Slayton has been a perfect editorial fit for a magazine that celebrates a landscape rife with the elements of his passions – hiking, skiing, and birding. Fortunately for Vermont Life readers, he also has been a superb translator of those and of Vermont’s unique sense of place.

Slayton, a native Vermonter, graduated from UVM in 1963 with a degree in English and history; while there, he worked in food service and as a dorm counselor for his board and room. In an interview with Vermont Business Magazine a few years ago, he recalled how influenced he continues to be by some of his professors, including Betty Bandel, Bob Cochran, Jeremy Felt, and others. Following graduation, his next stop was the Army, and, after that tour, he began a twenty-year career as a newspaperman, starting at the Rutland Herald as a city reporter. He became a member – and later, chief – of the Vermont Press Bureau, covering state government. Later still, he was the editorial page editor of the Barre-Montpelier Times Argus.

In 1986, Slayton began his second career as Vermont Life’s editor. He saw the state publication through the technological revolution that all publishing has weathered, as well as threatening financial times and the concomitant need to bring in revenue through advertising and expanded, related sales, including its famous calendars. Vermont Life has a circulation of 75,000 paid subscribers, with an estimated far-and-wide readership of 200,000. A recent review by a Montana reader on Amazon.com cited the magazine as “a cornucopia of information for those who live there or (in my case) yearn to live there. Don’t pass up this magazine,” he exhorted us. Many of the magazine’s readers are Vermont expats, and one, now living in Seattle, also wrote an Amazon review, saying she picks up the magazine when she is feeling homesick. “It’s like a nice slab of apple pie with sharp Cabot cheddar on the side – a piece of home every month.”

Slayton has attracted many of Vermont’s best writers and photographers as contributors, and during his tenure, the magazine has won 95 regional and national awards for writing, photography, and covers.
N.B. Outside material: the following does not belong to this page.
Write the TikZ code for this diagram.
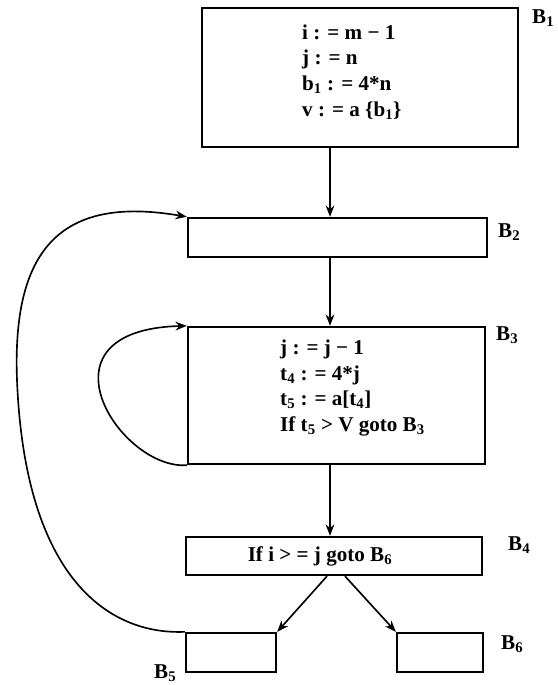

That success is closely tied to his direction, fueled by his belief in Vermont’s uniqueness. “Vermont has lots of ‘there’ – it feels like a real and definable place,” he said in one of his Vermont Public Radio commentaries. Vermont, he said, is “a place where people tend to ignore social classes. … college professors do not have significantly greater social cachet here than masons or printers or lawyers or contractors, and people tend to be listened to on the strength of their arguments, rather than on the authority of their position.”